# Pretension shear/tensile resistance

Hi,

I’m testing other user approach of bolting. I have certainly pushed hard the test as it has shown to be very stable in terms of convergence.
What I have notice is that as soon as I activate the pretension section (Very small value of 1N) the stud slips at the pretension section. The section forces shows that there is shear resistance, but the slip is very evident. Pictures are scale 1:1.
¿Is there any parameter that could be tweaked to controls that slip between both pretension sections of the stud ?. I guess it should be some kind of tangential stiffness combined with friction.

So it’s a single step with preload and actual load at the same time ? In such a case, it should be done in two steps - one with preload and the second one with pre-tension frozen (`*BOUNDARY, FIXED`) and actual load applied.

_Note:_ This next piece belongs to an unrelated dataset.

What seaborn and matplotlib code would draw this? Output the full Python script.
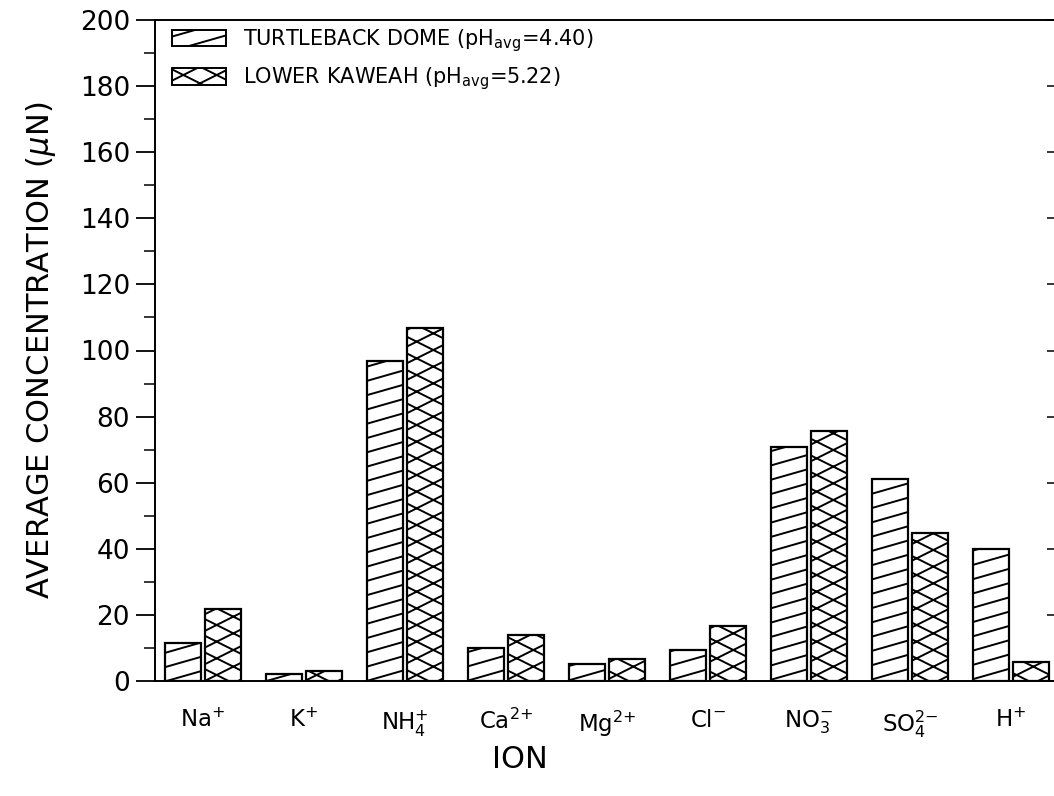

I did it with an amplitude card. First, I apply the pretension and only when it’s complete I start loading. It’s an imposed displacement to speed the process.

I think that it should always be done in 2 separate steps with fixed BC on the pre-tension section node. Otherwise, there can be strange results:

At least that’s the case in Abaqus but it seems to be the same in CalculiX. Give it a try, the 2 step approach should work and normal deformation of the bolt should be possible if you use *BOUNDARY, FIXED in the second step.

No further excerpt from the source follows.